You must answer the 5 W’s, especially in a press release. To make your piece more compelling, start with “why” instead of “what.” This will stimulate more interest.
3. Make your story scannable.
As Star Trek Captain Jean Luc Picard said, “Make it so.” People are in a hurry. They want to know your piece’s sub-topics, so they can decide what to skip and what to read.
Many newspaper articles use subheads. Adding numbered or bulleted points helps too.
4. Use active voice.
It has more impact. Instead of:
The law was passed by the city council last night.
The city council passed the law last night.
5. Be specific.
Add data and numbers, rather than just make general statements. People trust your writing more when you do this and it adds power to what you say. Research to get data that will reinforce any claim you make.
6. Know your audience.
You may have several audiences, and their viewpoints may be very different. Know what’s important to each audience, through research (when necessary) before you write.
If you pitch mature investors, your tone and voice will be very different from a pitch to 20-something potential customers. Even business writing may require varied tones. A letter to a young entrepreneur will not read like a letter to a bank vice-president.
7. Headlines, headlines, headlines!
If you don’t have a compelling headline, don’t publish until you do. You will have wasted your content.

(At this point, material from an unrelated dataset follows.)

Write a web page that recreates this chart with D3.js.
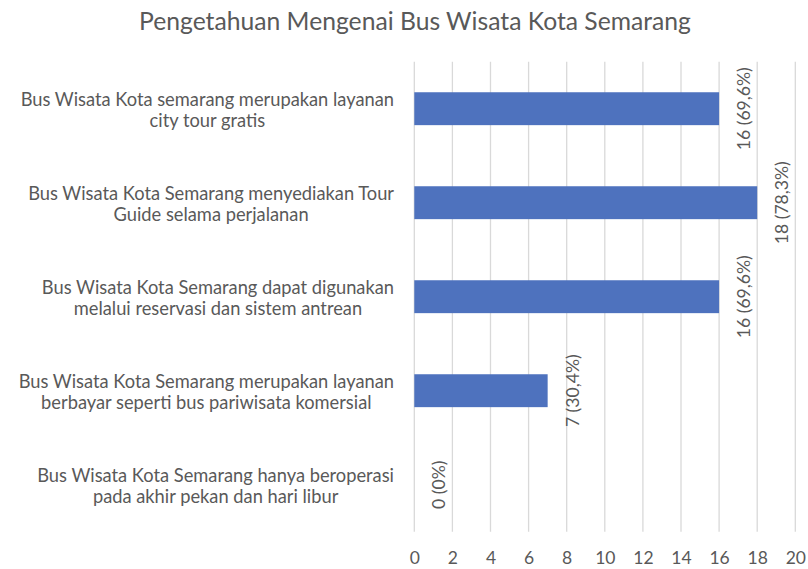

If you aren’t creative, use a headline generator tool to get solid ideas.
8. Dump fluff.
People want information quickly. If you write an informational piece, give that information fast and clearly without padding.
9. Tell a good story.
Your organization has a story. If you’re a startup, you came to your idea for a product or service because you wanted to solve a problem. Focus on that idea more than on your product or service. Your story will be more compelling and your organization better received.
10. Incorporate visuals and videos.
As you narrate, use as many visuals as possible, but not visuals of your products. Feature your team, satisfied customers or your participation in community events. In videos, emphasize the value you bring.
11. Use a thesaurus.
Writing that uses the same limited vocabulary is boring. Find simple, fresher synonyms. You’ll often find more descriptive, piquant and interesting words.
12. Get rid of adverbs.
Hemingway didn’t use them—and you shouldn’t, either.
Words like “very, “extremely,” and “actually” are fluff. Instead substitute ‘damn’ every time you’re inclined to write ‘very.’ Your editor will delete it and the writing will be just as it should.
13. Edit carefully.
Read what you have written out loud. You’ll catch many errors. Don’t rely on spell checks or grammar checks to catch everything—they don’t. For example, commonly misused words such as “effect” and “affect” will not be flagged.
If you edit carefully, you will catch most misused sound-alikes. Your other option is an editing tool. There are plenty of them. No longer should any writing be published with errors.